## GOAL:
Starting with the first line below, extract each line through the one that contains "const verticalSlope = verticalData.slice(1);", inclusive, excluding pictures.

## DATA:
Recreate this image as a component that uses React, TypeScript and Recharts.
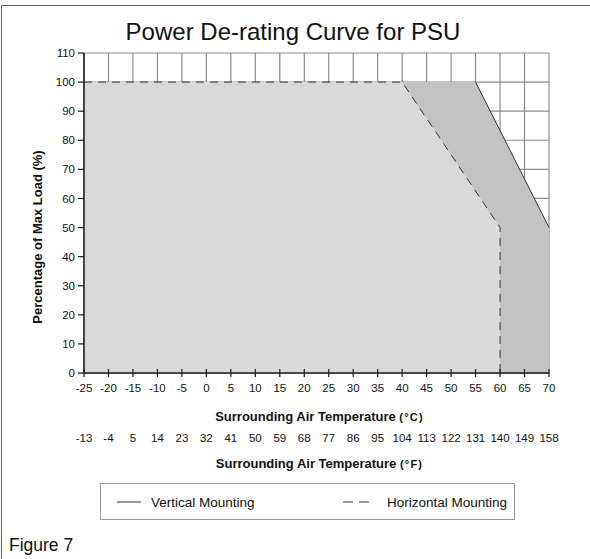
import React from 'react';
import { ComposedChart, Area, Line, XAxis, YAxis, CartesianGrid, Label } from 'recharts';

const tempC = [-25, -20, -15, -10, -5, 0, 5, 10, 15, 20, 25, 30, 35, 40, 45, 50, 55, 60, 65, 70];
const tempF = ['-13', '-4', '5', '14', '23', '32', '41', '50', '59', '68', '77', '86', '95', '104', '113', '122', '131', '140', '149', '158'];
const loadTicks = [0, 10, 20, 30, 40, 50, 60, 70, 80, 90, 100, 110];

// vertical mounting curve
const verticalTemp = [-25, 55, 70];
const verticalLoad = [100, 100, 50];
// horizontal mounting curve
const horizontalTemp = [-25, 40, 60, 60];
const horizontalLoad = [100, 100, 50, 0];

const FONT = '"Liberation Sans", Arial, sans-serif';
const INK = '#1a1a1a';

const verticalData = verticalTemp.map((temp, i) => ({ temp, load: verticalLoad[i] }));
const horizontalData = horizontalTemp.map((temp, i) => ({ temp, load: horizontalLoad[i] }));
// the solid line is only visible where it leaves the 100% plateau
const verticalSlope = verticalData.slice(1);

// °C tick crosses the axis, °F label sits underneath in a second row
const TempTick = (props: any) => {
  const { x, y, payload } = props;
  const i = tempC.indexOf(payload.value);
  return (
    <g>
      <line x1={x} x2={x} y1={y - 4} y2={y + 4} stroke={INK} strokeWidth={1.2} />
      <text x={x} y={y + 19} textAnchor="middle" fontSize={11.5} fontFamily={FONT} fill="#111">
        {payload.value}
      </text>
      <text x={x} y={y + 69} textAnchor="middle" fontSize={11.5} fontFamily={FONT} fill="#111">
        {tempF[i]}
      </text>
    </g>
  );
};

const titleLine = (x: number, y: number, unit: string) => (
  <text x={x} y={y} textAnchor="middle" fontFamily={FONT} fontWeight="bold" fill="#111">
    <tspan fontSize={13}>Surrounding Air  Temperature </tspan>
    <tspan fontSize={11} letterSpacing={1.2}>({unit})</tspan>
  </text>
);

const xTitles = (props: any) => {
  const vb = props.viewBox;
  const cx = vb.x + vb.width / 2 + 3;
  return (
    <g>
      {titleLine(cx, vb.y + 48, '°C')}
      {titleLine(cx, vb.y + 95, '°F')}
    </g>
  );
};

const yTitle = () => (
  <text
    x={42}
    y={237}
    transform="rotate(-90 42 237)"
    textAnchor="middle"
    fontFamily={FONT}
    fontWeight="bold"
    fontSize={13}
    fill="#111"
  >
    Percentage of Max Load (%)
  </text>
);

export default function App() {
  return (
    <div
      style={{
        position: 'absolute',
        left: 0,
        top: 0,
        width: 590,
        height: 559,
        background: '#fff',
        fontFamily: FONT,
        overflow: 'hidden',
      }}
    >
      <div
        style={{
          position: 'absolute',
          left: 1,
          top: 5,
          width: 589,
          height: 554,
          borderTop: '1px solid #666',
          borderLeft: '1px solid #666',
        }}
      />
      <div
        style={{
          position: 'absolute',
          left: 0,
          top: 20,
          width: 586,
          textAlign: 'center',
          fontSize: 24,
          lineHeight: '24px',
          color: '#111',
        }}
      >
        Power De-rating Curve for PSU
      </div>

      <div style={{ position: 'absolute', left: 0, top: 0 }}>
        <ComposedChart width={590} height={559} margin={{ top: 53, right: 41, left: 24, bottom: 80 }}>
          <CartesianGrid stroke="#8a8a8a" strokeWidth={1.2} />
          <Area
            data={verticalData}
            dataKey="load"
            type="linear"
            fill="#c1c2c1"
            fillOpacity={1}
            stroke="none"
            isAnimationActive={false}
          />
          <Area
            data={horizontalData}
            dataKey="load"
            type="linear"
            fill="#d9d9d9"
            fillOpacity={1}
            stroke="none"
            isAnimationActive={false}
          />
          <Line
            data={verticalSlope}
            dataKey="load"
            type="linear"
            stroke="#333"
            strokeWidth={1}
            dot={false}
            isAnimationActive={false}
          />
          <Line
            data={horizontalData}
            dataKey="load"
            type="linear"
            stroke="#333"
            strokeWidth={1}
            strokeDasharray="8 6"
            dot={false}
            isAnimationActive={false}
          />
          <XAxis
            dataKey="temp"
            type="number"
            domain={[-25, 70]}
            ticks={tempC}
            interval={0}
            height={106}
            tickSize={0}
            tickMargin={0}
            tickLine={false}
            axisLine={{ stroke: INK, strokeWidth: 1.5 }}
            tick={<TempTick />}
          >
            <Label content={xTitles} />
          </XAxis>
          <YAxis
            type="number"
            domain={[0, 110]}
            ticks={loadTicks}
            interval={0}
            width={60}
            tickSize={6}
            tickMargin={3}
            axisLine={{ stroke: INK, strokeWidth: 1.5 }}
            tickLine={{ stroke: INK, strokeWidth: 1.2 }}
            tick={{ fontSize: 11.5, fontFamily: FONT, fill: '#111' }}
          >
            <Label content={yTitle} />
          </YAxis>
        </ComposedChart>
      </div>

      <div
        style={{
          position: 'absolute',
          left: 100,
          top: 483,
          width: 413,
          height: 35,
          border: '1px solid #999',
        }}
      >
        <svg width={413} height={35} style={{ position: 'absolute', left: 0, top: 0 }}>
          <line x1={16} x2={40} y1={18} y2={18} stroke="#333" strokeWidth={1} />
          <text x={50} y={23} fontSize={13.5} fontFamily={FONT} fill="#111">Vertical Mounting</text>
          <line x1={242} x2={268} y1={18} y2={18} stroke="#333" strokeWidth={1} strokeDasharray="10 6" />
          <text x={286} y={23} fontSize={13.5} fontFamily={FONT} fill="#111">Horizontal Mounting</text>
        </svg>
      </div>

      <div
        style={{
          position: 'absolute',
          left: 9,
          top: 536,
          fontSize: 17.5,
          lineHeight: '18px',
          color: '#111',
        }}
      >
        Figure 7
      </div>
    </div>
  );
}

## EXERCISE SOLUTION:
Recreate this image as a component that uses React, TypeScript and Recharts.
import React from 'react';
import { ComposedChart, Area, Line, XAxis, YAxis, CartesianGrid, Label } from 'recharts';

const tempC = [-25, -20, -15, -10, -5, 0, 5, 10, 15, 20, 25, 30, 35, 40, 45, 50, 55, 60, 65, 70];
const tempF = ['-13', '-4', '5', '14', '23', '32', '41', '50', '59', '68', '77', '86', '95', '104', '113', '122', '131', '140', '149', '158'];
const loadTicks = [0, 10, 20, 30, 40, 50, 60, 70, 80, 90, 100, 110];

// vertical mounting curve
const verticalTemp = [-25, 55, 70];
const verticalLoad = [100, 100, 50];
// horizontal mounting curve
const horizontalTemp = [-25, 40, 60, 60];
const horizontalLoad = [100, 100, 50, 0];

const FONT = '"Liberation Sans", Arial, sans-serif';
const INK = '#1a1a1a';

const verticalData = verticalTemp.map((temp, i) => ({ temp, load: verticalLoad[i] }));
const horizontalData = horizontalTemp.map((temp, i) => ({ temp, load: horizontalLoad[i] }));
// the solid line is only visible where it leaves the 100% plateau
const verticalSlope = verticalData.slice(1);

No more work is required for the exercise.